Companies hiring ‘tens of thousands” to write fake reviews

A number of companies have been recruiting tens of thousands of fake online reviewers to boost sales on e-commerce websites, according to a report broadcast on Singapore’s Mediacorp Channel 5 show Talking Point.

The report revealed that one company was hiring as many as 80,000 people to write positive reviews of products they have never tried for a few hundred dollars each. Major Chinese portal Taobao was named as being affected.

One such ‘fake reviewer’ told a Singapore media site she was earning as much as S$1600 a month for writing reviews about products she knew nothing about.
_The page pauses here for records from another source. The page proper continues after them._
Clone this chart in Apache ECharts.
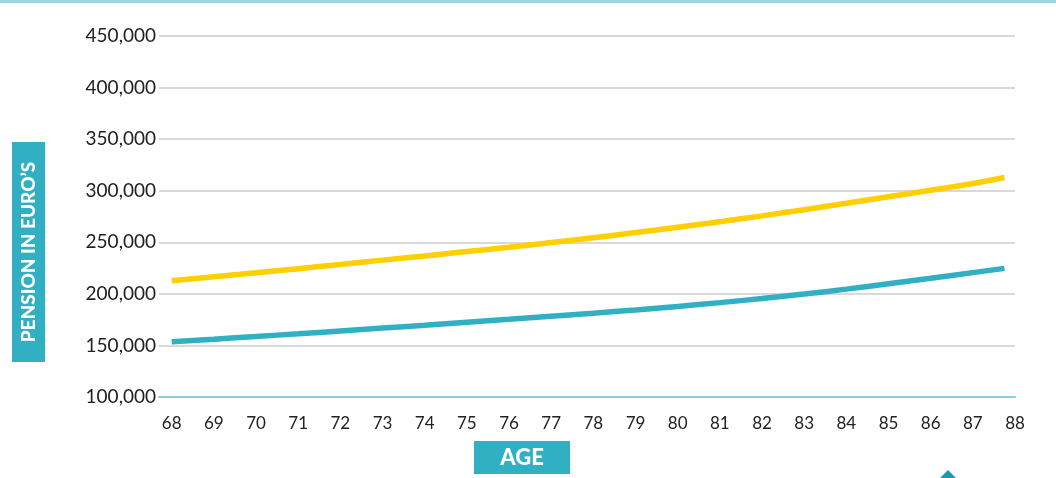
<!DOCTYPE html>
<html>
<head>
<meta charset="utf-8">
<script src="https://cdn.jsdelivr.net/npm/echarts@6/dist/echarts.min.js"></script>
<style>html,body{margin:0;padding:0;background:#fff;}#c{width:1056px;height:478px;}</style>
</head>
<body>
<div id="c"></div>
<script>
var ages = [68,69,70,71,72,73,74,75,76,77,78,79,80,81,82,83,84,85,86,87,87.75];
var upperPension = [212600,216500,220400,224400,228500,232700,236800,241000,245200,249700,254400,259400,264600,270000,275600,281600,287800,294200,300400,307000,312800];
var lowerPension = [153600,156100,158700,161300,164000,166800,169600,172500,175400,178400,181300,184400,187800,191500,195500,199800,204600,209800,215100,220600,224700];
var ageTicks = [68,69,70,71,72,73,74,75,76,77,78,79,80,81,82,83,84,85,86,87,88];
var yAxisTitle = 'PENSION IN EURO\u2019S';
var xAxisTitle = 'AGE';

function pairs(xs, ys){ return xs.map(function(x,i){ return [x, ys[i]]; }); }

var chart = echarts.init(document.getElementById('c'), null, {renderer:'canvas'});
var fontFam = 'Lato, "Open Sans", sans-serif';
chart.setOption({
  animation: false,
  backgroundColor: '#ffffff',
  grid: {left: 159, right: 41, top: 36, bottom: 81},
  xAxis: {
    type: 'value', min: 67.7, max: 88,
    axisLine: {show: true, lineStyle: {color: '#86d0dc', width: 2}},
    axisTick: {show: false},
    splitLine: {show: false},
    axisLabel: {customValues: ageTicks, color: '#222', fontSize: 17, fontFamily: fontFam, margin: 18}
  },
  yAxis: {
    type: 'value', min: 100000, max: 450000, interval: 50000,
    axisLine: {show: false}, axisTick: {show: false},
    splitLine: {lineStyle: {color: '#cccccc', width: 1.5}},
    axisLabel: {color: '#222', fontSize: 19, fontFamily: fontFam, margin: 3,
      formatter: function(v){ return v.toLocaleString('en-US'); }}
  },
  series: [
    {type: 'line', data: pairs(ages, upperPension), smooth: true, showSymbol: false,
      lineStyle: {color: '#ffcf00', width: 5.5, cap: 'butt'}, z: 3},
    {type: 'line', data: pairs(ages, lowerPension), smooth: true, showSymbol: false,
      lineStyle: {color: '#31b0c4', width: 5.5, cap: 'butt'}, z: 3}
  ],
  graphic: [
    {type: 'rect', left: 0, top: 0, shape: {width: 1056, height: 3}, style: {fill: '#9ad7e0'}},
    {type: 'rect', left: 12, top: 142, shape: {width: 33, height: 220}, style: {fill: '#31b0c4'}},
    {type: 'text', x: 29, y: 252, rotation: Math.PI/2,
      style: {text: yAxisTitle, fill: '#fff', font: '900 19px ' + fontFam, align: 'center', verticalAlign: 'middle'}},
    {type: 'rect', left: 474, top: 441, shape: {width: 96, height: 33}, style: {fill: '#31b0c4'}},
    {type: 'text', x: 522, y: 458,
      style: {text: xAxisTitle, fill: '#fff', font: '900 22px ' + fontFam, align: 'center', verticalAlign: 'middle'}},
    {type: 'polygon', shape: {points: [[940,478],[948,470],[956,478]]}, style: {fill: '#1a9db0'}}
  ]
});
</script>
</body>
</html>
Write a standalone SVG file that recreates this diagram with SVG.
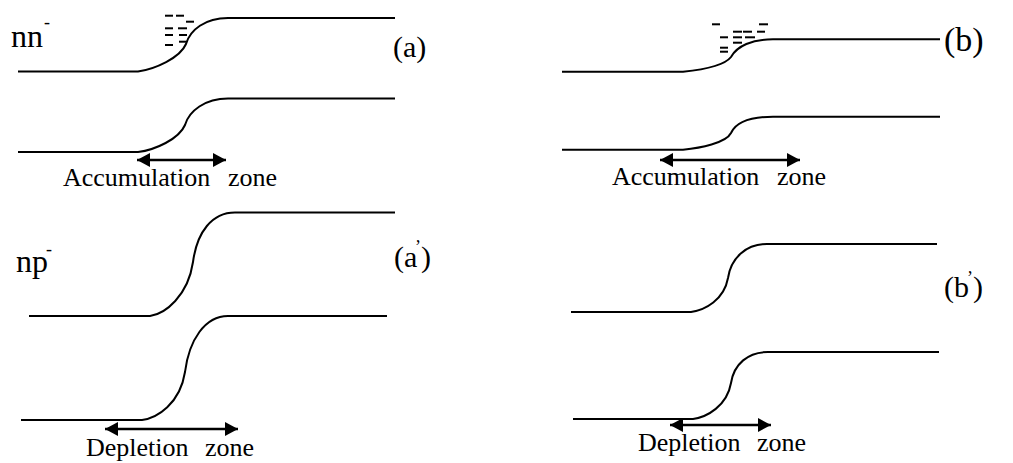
<svg xmlns="http://www.w3.org/2000/svg" width="1013" height="463" viewBox="0 0 1013 463">
<style>
.band{fill:none;stroke:#000;stroke-width:2}
.q{stroke:#000;stroke-width:2}
.arr{stroke:#000;stroke-width:2.5;fill:none}
.lbl{font-size:26px}
.big{font-size:32px}
.tag{font-size:30px}
.sup{font-size:18px}
</style>
<defs>
<marker id="ah" markerUnits="userSpaceOnUse" markerWidth="14" markerHeight="16" refX="13" refY="7" orient="auto-start-reverse">
<path d="M0,0 L13,7 L0,14 Z" fill="#000"/>
</marker>
</defs>
<rect width="1013" height="463" fill="#fff"/>

<g font-family="'Liberation Serif', 'Times New Roman', serif" fill="#000">
<g id="panel-a">
<path class="band" d="M18,71.5 H138 C155,69 180,58 186,44 C190,30 205,18 228,18 H395"/>
<path class="band" d="M18,152 H138 C155,150 179,139 185,125 C189,111 205,98.5 228,98.5 H395"/>
<g id="charges-a">
<line class="q" x1="165" y1="15.7" x2="173" y2="15.7"/>
<line class="q" x1="176" y1="15.7" x2="184" y2="15.7"/>
<line class="q" x1="186" y1="21.7" x2="194" y2="21.7"/>
<line class="q" x1="165" y1="28.3" x2="173" y2="28.3"/>
<line class="q" x1="178" y1="28.3" x2="187" y2="28.3"/>
<line class="q" x1="165" y1="35" x2="173" y2="35"/>
<line class="q" x1="179" y1="35" x2="187" y2="35"/>
<line class="q" x1="179" y1="41.7" x2="187" y2="41.7"/>
<line class="q" x1="165" y1="45" x2="173" y2="45"/>
</g>
<text class="big" x="11" y="47">nn<tspan class="sup" x="44" y="28">-</tspan></text>
<text class="tag" x="393" y="57">(a)</text>
<text class="lbl" x="63" y="186">Accumulation<tspan x="228">zone</tspan></text>
</g>

<g id="panel-b">
<path class="band" d="M562,71.7 H683 C700,70 724,66 731,57 C737,46 752,39.3 773,39.3 H940"/>
<path class="band" d="M562,149.7 H683 C700,148 726,143 731,133 C736,122 752,116.7 773,116.7 H940"/>
<g id="charges-b">
<line class="q" x1="712" y1="24.3" x2="720" y2="24.3"/>
<line class="q" x1="759" y1="24.3" x2="768" y2="24.3"/>
<line class="q" x1="733" y1="31.7" x2="742" y2="31.7"/>
<line class="q" x1="743" y1="31.7" x2="752" y2="31.7"/>
<line class="q" x1="757" y1="31.7" x2="765" y2="31.7"/>
<line class="q" x1="720" y1="37.3" x2="728" y2="37.3"/>
<line class="q" x1="733" y1="37.3" x2="742" y2="37.3"/>
<line class="q" x1="745" y1="37.3" x2="755" y2="37.3"/>
<line class="q" x1="733" y1="42.7" x2="742" y2="42.7"/>
<line class="q" x1="720" y1="47.7" x2="728" y2="47.7"/>
<line class="q" x1="720" y1="51.7" x2="728" y2="51.7"/>
</g>
<text x="944" y="51" font-size="34">(b)</text>
<text class="lbl" x="612" y="185">Accumulation<tspan x="777">zone</tspan></text>
</g>

<g id="panel-a2">
<path class="band" d="M29,316 H150 C165,314 188,296 193,262 C197,232 212,212.5 235,212.5 H395"/>
<path class="band" d="M21,420 H142 C157,418 180,404 185,372 C189,340 205,316 228,316 H387"/>
<text class="big" x="16" y="272">np<tspan class="sup" x="46" y="255">-</tspan></text>
<text class="tag" x="394" y="267">(a<tspan class="sup" x="415" y="253">’</tspan><tspan x="421" y="267">)</tspan></text>
<text class="lbl" x="86" y="456">Depletion<tspan x="205">zone</tspan></text>
</g>

<g id="panel-b2">
<path class="band" d="M571,312 H691 C705,310 724,300 728,278 C731,258 746,244 767,244 H937"/>
<path class="band" d="M573,419 H693 C707,417 727,406 731,383 C734,364 748,352 768,352 H939"/>
<text class="tag" x="944" y="297">(b<tspan class="sup" x="967" y="284">’</tspan><tspan x="973" y="297">)</tspan></text>
<text class="lbl" x="638" y="451">Depletion<tspan x="757">zone</tspan></text>
</g>
</g>

<g id="connectors">
<line class="arr" x1="137" y1="160" x2="226" y2="160" marker-start="url(#ah)" marker-end="url(#ah)"/>
<line class="arr" x1="660" y1="160" x2="800" y2="160" marker-start="url(#ah)" marker-end="url(#ah)"/>
<line class="arr" x1="105" y1="429" x2="238" y2="429" marker-start="url(#ah)" marker-end="url(#ah)"/>
<line class="arr" x1="670" y1="425" x2="771" y2="425" marker-start="url(#ah)" marker-end="url(#ah)"/>
</g>
</svg>
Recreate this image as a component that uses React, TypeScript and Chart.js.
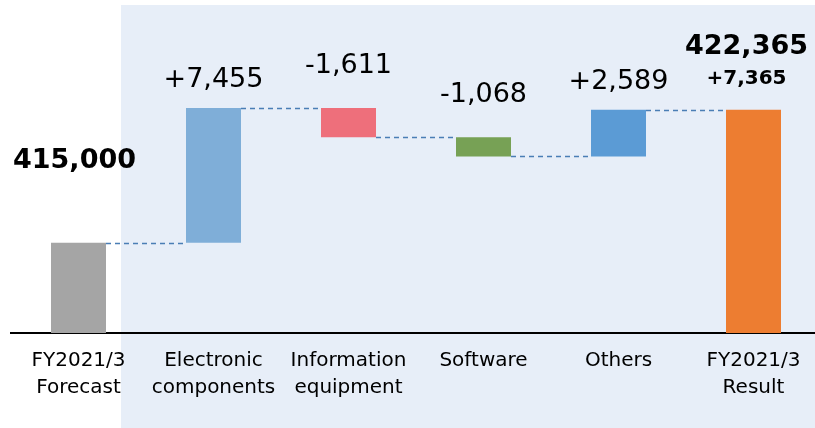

Nanyang Polytechnic lecturer in data analytics Koh Noi Sian said that based on her research, positive reviews can increase sales by nine per cent, making them the second most influential factor over customer purchase decisions after recommendations by friends and family. She claimed that fake reviews can increase sales to a value of RMB6 billion (S$1.26 billion). She also noted a “very unusual” skew towards positive reviews on Amazon, which claims that over 90 per cent of its reviews are authentic.

Web development director of Oasis Web Asia Simon Yap said online reviews can be analysed on sites such as reviewmeta.com to identify suspicious content such as just-registered accounts, repeated words, and other clues. Such sites, however, do not guarantee definitive results.

Dr Koh advises consumers to source reviews from multiple websites when using them to  consider a purchase.